Robotics has played a significant role in various industries, and farming is no exception. The industry’s use of robots is addressing a dwindling farm worker labor workforce.
According to the U.S. Department of Labor, “Despite increased demand for crops and other agricultural products, employment growth is expected to be tempered as agricultural establishments continue to use technologies that increase output per farm worker.”
Moreover, agribots may be a more affordable option for small-scale farms. An aging workforce and a shortage of low-cost labor are significant challenges for small farms. Agribots help farmers overcome labor obstacles, boosting overall efficiency, and reducing total costs.

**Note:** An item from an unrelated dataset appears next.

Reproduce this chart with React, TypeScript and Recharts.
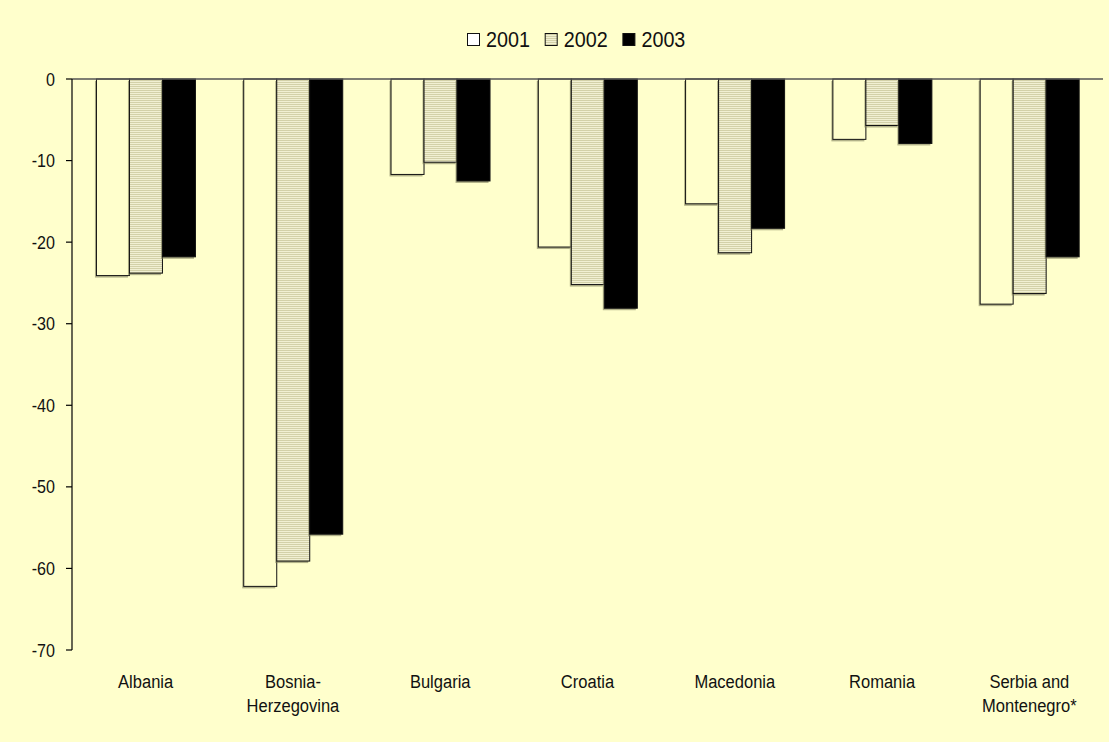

The use of Agricultural Robots, or agribots, has increased because of their accuracy and speed, resulting in higher production and decreases in the number of crops left unharvested. The use of robots to perform repetitive agriculture functions like seeding allows farmers to focus more on boosting overall production yields and marketing their products.
Precision farming, also known as precision or precision agriculture, is a farming management concept that relies on monitoring, surveying, measuring, and responding to the fluctuations in crops. As the world’s population continues to grow, the need to produce more food has resulted in traditional farming methods becoming more costly and less efficient.
Farmers are adapting to the increased demand and cost by employing more precision farming methods and techniques to boost yields, mitigate economic and security risks, and reduce waste.
For example, some farmers and seed producers have begun using technology software for plant “phenotyping.” By analyzing plants over time, users can use the data to determine how plants and crops develop under certain conditions. The data gathered allows farmers and seed producers to develop seed varieties that will flourish in specific soils and weather environments.
The use of precision ag methods aids the farmers by improving time management, reducing wasted resources, and lessening the chemical and pesticide usage. All this helps produce healthier and high-quality crops, which leads to more profits and increased reputation amongst customers.
Companies like Sunshine Mills rely on software applications like My DTN, ProphetX, and Grain Portal with tremendous real-time data, top-level marketing analysis, and seasonal charts tracking U.S. and international commodities trends.
For many industry insiders, the economics of farming comes down to four questions:
- What is it?
- Where is the product located?
- When will it be available?
- Who is selling and who is buying?
In the days of yesteryear, shaking hands and making deals on the crop field was routine. But in today’s 24/7 business world, farmers are finding that most of their customers do business online.
In the new technology-driven world, successful farming marketing doesn’t rely solely on advertising or promotions. Achieving success depends on finding people ready to buy the product.
People will buy products not strictly because of who produces it; but rather because of the company’s production methods, and standard of maintaining consistent and high levels of quality.
RFID AND TRACKING
High-Tech farming doesn’t end at harvesting. RFID sensors and tracking software are being used to help ensure the end consumers are receiving fresh and safe produce and crops.
The ability to track food and goods from their initial location to their final grocery stores provides authorities with information to trace unsafe produce and products back to their original farms or factories. Using RFID and tracking could save more lives in the event of outbreaks of food contamination, and curtail public panic.
Farming and agriculture are amongst the world’s oldest professions. Yet, the industry has fast become a high-tech business, steadily adopting new AI and innovative technology to keep up with the demand of feeding more than 7.7 billion people.
The future of technology will continue to evolve, and challenges will only get tougher. But with high tech farming, the world will be able to face challenges on a full stomach.